** BEGIN Provided material **

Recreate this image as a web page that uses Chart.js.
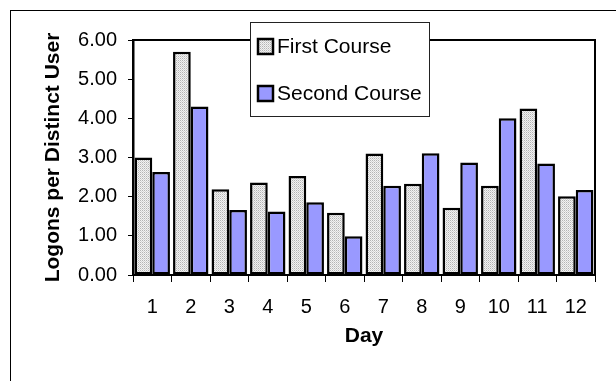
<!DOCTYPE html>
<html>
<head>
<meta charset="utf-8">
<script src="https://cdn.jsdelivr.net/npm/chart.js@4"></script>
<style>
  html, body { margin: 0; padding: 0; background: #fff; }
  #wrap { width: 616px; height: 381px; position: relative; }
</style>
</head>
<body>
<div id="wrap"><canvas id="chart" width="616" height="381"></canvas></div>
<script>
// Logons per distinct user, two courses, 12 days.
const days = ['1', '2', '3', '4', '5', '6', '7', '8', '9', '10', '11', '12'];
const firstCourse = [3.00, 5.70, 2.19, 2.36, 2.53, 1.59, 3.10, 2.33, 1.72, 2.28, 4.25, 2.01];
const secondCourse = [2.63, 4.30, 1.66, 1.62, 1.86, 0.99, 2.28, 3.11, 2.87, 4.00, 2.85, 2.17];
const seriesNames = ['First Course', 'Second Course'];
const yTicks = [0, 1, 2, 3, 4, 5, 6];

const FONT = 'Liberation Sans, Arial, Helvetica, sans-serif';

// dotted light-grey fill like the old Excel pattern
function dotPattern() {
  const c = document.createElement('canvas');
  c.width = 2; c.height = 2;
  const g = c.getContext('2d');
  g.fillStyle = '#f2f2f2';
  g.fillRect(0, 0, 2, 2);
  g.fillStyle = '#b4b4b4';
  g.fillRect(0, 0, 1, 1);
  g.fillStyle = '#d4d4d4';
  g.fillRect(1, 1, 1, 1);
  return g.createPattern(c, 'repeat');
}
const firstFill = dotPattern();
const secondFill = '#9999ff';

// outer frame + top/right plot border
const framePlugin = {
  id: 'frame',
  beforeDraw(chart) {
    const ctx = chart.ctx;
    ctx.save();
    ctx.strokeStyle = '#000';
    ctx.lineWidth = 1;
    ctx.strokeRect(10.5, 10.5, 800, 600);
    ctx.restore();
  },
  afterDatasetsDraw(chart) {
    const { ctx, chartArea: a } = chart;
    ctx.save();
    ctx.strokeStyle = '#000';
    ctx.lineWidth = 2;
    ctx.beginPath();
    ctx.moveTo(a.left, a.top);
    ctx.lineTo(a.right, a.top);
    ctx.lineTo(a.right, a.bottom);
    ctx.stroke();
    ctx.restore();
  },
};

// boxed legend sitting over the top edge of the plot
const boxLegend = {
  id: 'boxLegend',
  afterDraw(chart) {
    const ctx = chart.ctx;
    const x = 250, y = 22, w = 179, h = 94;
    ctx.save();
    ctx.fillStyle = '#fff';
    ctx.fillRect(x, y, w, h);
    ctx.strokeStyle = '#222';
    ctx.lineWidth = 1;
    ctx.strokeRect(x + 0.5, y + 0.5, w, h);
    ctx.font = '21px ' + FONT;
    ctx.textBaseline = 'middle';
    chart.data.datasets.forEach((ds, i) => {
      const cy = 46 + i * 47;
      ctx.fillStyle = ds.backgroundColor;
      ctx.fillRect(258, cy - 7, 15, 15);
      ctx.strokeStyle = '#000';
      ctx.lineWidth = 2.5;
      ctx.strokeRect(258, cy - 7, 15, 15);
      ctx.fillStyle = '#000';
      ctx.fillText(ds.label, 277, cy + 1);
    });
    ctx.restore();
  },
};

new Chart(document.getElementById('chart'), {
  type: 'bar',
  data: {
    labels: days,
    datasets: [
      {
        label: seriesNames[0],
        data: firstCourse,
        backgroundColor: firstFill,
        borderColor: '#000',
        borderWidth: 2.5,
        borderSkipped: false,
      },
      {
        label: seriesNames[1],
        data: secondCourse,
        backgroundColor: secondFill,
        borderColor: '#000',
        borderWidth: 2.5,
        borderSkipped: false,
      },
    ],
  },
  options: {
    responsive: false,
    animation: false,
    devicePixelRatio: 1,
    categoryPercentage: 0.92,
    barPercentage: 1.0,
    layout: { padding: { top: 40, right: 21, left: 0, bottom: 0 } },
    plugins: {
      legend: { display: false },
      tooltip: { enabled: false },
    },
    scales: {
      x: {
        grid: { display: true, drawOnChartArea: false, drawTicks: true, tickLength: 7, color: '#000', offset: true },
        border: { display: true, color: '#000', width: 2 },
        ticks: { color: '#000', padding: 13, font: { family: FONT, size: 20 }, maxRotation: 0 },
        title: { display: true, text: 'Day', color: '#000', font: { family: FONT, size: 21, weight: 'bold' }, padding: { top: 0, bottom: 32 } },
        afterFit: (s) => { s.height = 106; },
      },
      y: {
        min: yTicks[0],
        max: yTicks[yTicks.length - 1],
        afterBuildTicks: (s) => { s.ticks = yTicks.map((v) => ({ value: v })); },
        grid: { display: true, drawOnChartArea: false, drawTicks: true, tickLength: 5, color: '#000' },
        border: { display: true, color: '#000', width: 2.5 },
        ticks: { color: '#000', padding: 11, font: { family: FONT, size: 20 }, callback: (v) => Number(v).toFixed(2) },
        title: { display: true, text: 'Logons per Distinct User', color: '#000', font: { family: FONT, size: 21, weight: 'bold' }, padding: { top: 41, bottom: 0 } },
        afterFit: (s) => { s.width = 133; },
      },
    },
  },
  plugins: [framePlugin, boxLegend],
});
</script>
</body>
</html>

** END Provided material **

### [Prompt]
Exactly as written, return every line of the listing, but not the pictures.

### [Solved exercise]
Recreate this image as a web page that uses Chart.js.
<!DOCTYPE html>
<html>
<head>
<meta charset="utf-8">
<script src="https://cdn.jsdelivr.net/npm/chart.js@4"></script>
<style>
  html, body { margin: 0; padding: 0; background: #fff; }
  #wrap { width: 616px; height: 381px; position: relative; }
</style>
</head>
<body>
<div id="wrap"><canvas id="chart" width="616" height="381"></canvas></div>
<script>
// Logons per distinct user, two courses, 12 days.
const days = ['1', '2', '3', '4', '5', '6', '7', '8', '9', '10', '11', '12'];
const firstCourse = [3.00, 5.70, 2.19, 2.36, 2.53, 1.59, 3.10, 2.33, 1.72, 2.28, 4.25, 2.01];
const secondCourse = [2.63, 4.30, 1.66, 1.62, 1.86, 0.99, 2.28, 3.11, 2.87, 4.00, 2.85, 2.17];
const seriesNames = ['First Course', 'Second Course'];
const yTicks = [0, 1, 2, 3, 4, 5, 6];

const FONT = 'Liberation Sans, Arial, Helvetica, sans-serif';

// dotted light-grey fill like the old Excel pattern
function dotPattern() {
  const c = document.createElement('canvas');
  c.width = 2; c.height = 2;
  const g = c.getContext('2d');
  g.fillStyle = '#f2f2f2';
  g.fillRect(0, 0, 2, 2);
  g.fillStyle = '#b4b4b4';
  g.fillRect(0, 0, 1, 1);
  g.fillStyle = '#d4d4d4';
  g.fillRect(1, 1, 1, 1);
  return g.createPattern(c, 'repeat');
}
const firstFill = dotPattern();
const secondFill = '#9999ff';

// outer frame + top/right plot border
const framePlugin = {
  id: 'frame',
  beforeDraw(chart) {
    const ctx = chart.ctx;
    ctx.save();
    ctx.strokeStyle = '#000';
    ctx.lineWidth = 1;
    ctx.strokeRect(10.5, 10.5, 800, 600);
    ctx.restore();
  },
  afterDatasetsDraw(chart) {
    const { ctx, chartArea: a } = chart;
    ctx.save();
    ctx.strokeStyle = '#000';
    ctx.lineWidth = 2;
    ctx.beginPath();
    ctx.moveTo(a.left, a.top);
    ctx.lineTo(a.right, a.top);
    ctx.lineTo(a.right, a.bottom);
    ctx.stroke();
    ctx.restore();
  },
};

// boxed legend sitting over the top edge of the plot
const boxLegend = {
  id: 'boxLegend',
  afterDraw(chart) {
    const ctx = chart.ctx;
    const x = 250, y = 22, w = 179, h = 94;
    ctx.save();
    ctx.fillStyle = '#fff';
    ctx.fillRect(x, y, w, h);
    ctx.strokeStyle = '#222';
    ctx.lineWidth = 1;
    ctx.strokeRect(x + 0.5, y + 0.5, w, h);
    ctx.font = '21px ' + FONT;
    ctx.textBaseline = 'middle';
    chart.data.datasets.forEach((ds, i) => {
      const cy = 46 + i * 47;
      ctx.fillStyle = ds.backgroundColor;
      ctx.fillRect(258, cy - 7, 15, 15);
      ctx.strokeStyle = '#000';
      ctx.lineWidth = 2.5;
      ctx.strokeRect(258, cy - 7, 15, 15);
      ctx.fillStyle = '#000';
      ctx.fillText(ds.label, 277, cy + 1);
    });
    ctx.restore();
  },
};

new Chart(document.getElementById('chart'), {
  type: 'bar',
  data: {
    labels: days,
    datasets: [
      {
        label: seriesNames[0],
        data: firstCourse,
        backgroundColor: firstFill,
        borderColor: '#000',
        borderWidth: 2.5,
        borderSkipped: false,
      },
      {
        label: seriesNames[1],
        data: secondCourse,
        backgroundColor: secondFill,
        borderColor: '#000',
        borderWidth: 2.5,
        borderSkipped: false,
      },
    ],
  },
  options: {
    responsive: false,
    animation: false,
    devicePixelRatio: 1,
    categoryPercentage: 0.92,
    barPercentage: 1.0,
    layout: { padding: { top: 40, right: 21, left: 0, bottom: 0 } },
    plugins: {
      legend: { display: false },
      tooltip: { enabled: false },
    },
    scales: {
      x: {
        grid: { display: true, drawOnChartArea: false, drawTicks: true, tickLength: 7, color: '#000', offset: true },
        border: { display: true, color: '#000', width: 2 },
        ticks: { color: '#000', padding: 13, font: { family: FONT, size: 20 }, maxRotation: 0 },
        title: { display: true, text: 'Day', color: '#000', font: { family: FONT, size: 21, weight: 'bold' }, padding: { top: 0, bottom: 32 } },
        afterFit: (s) => { s.height = 106; },
      },
      y: {
        min: yTicks[0],
        max: yTicks[yTicks.length - 1],
        afterBuildTicks: (s) => { s.ticks = yTicks.map((v) => ({ value: v })); },
        grid: { display: true, drawOnChartArea: false, drawTicks: true, tickLength: 5, color: '#000' },
        border: { display: true, color: '#000', width: 2.5 },
        ticks: { color: '#000', padding: 11, font: { family: FONT, size: 20 }, callback: (v) => Number(v).toFixed(2) },
        title: { display: true, text: 'Logons per Distinct User', color: '#000', font: { family: FONT, size: 21, weight: 'bold' }, padding: { top: 41, bottom: 0 } },
        afterFit: (s) => { s.width = 133; },
      },
    },
  },
  plugins: [framePlugin, boxLegend],
});
</script>
</body>
</html>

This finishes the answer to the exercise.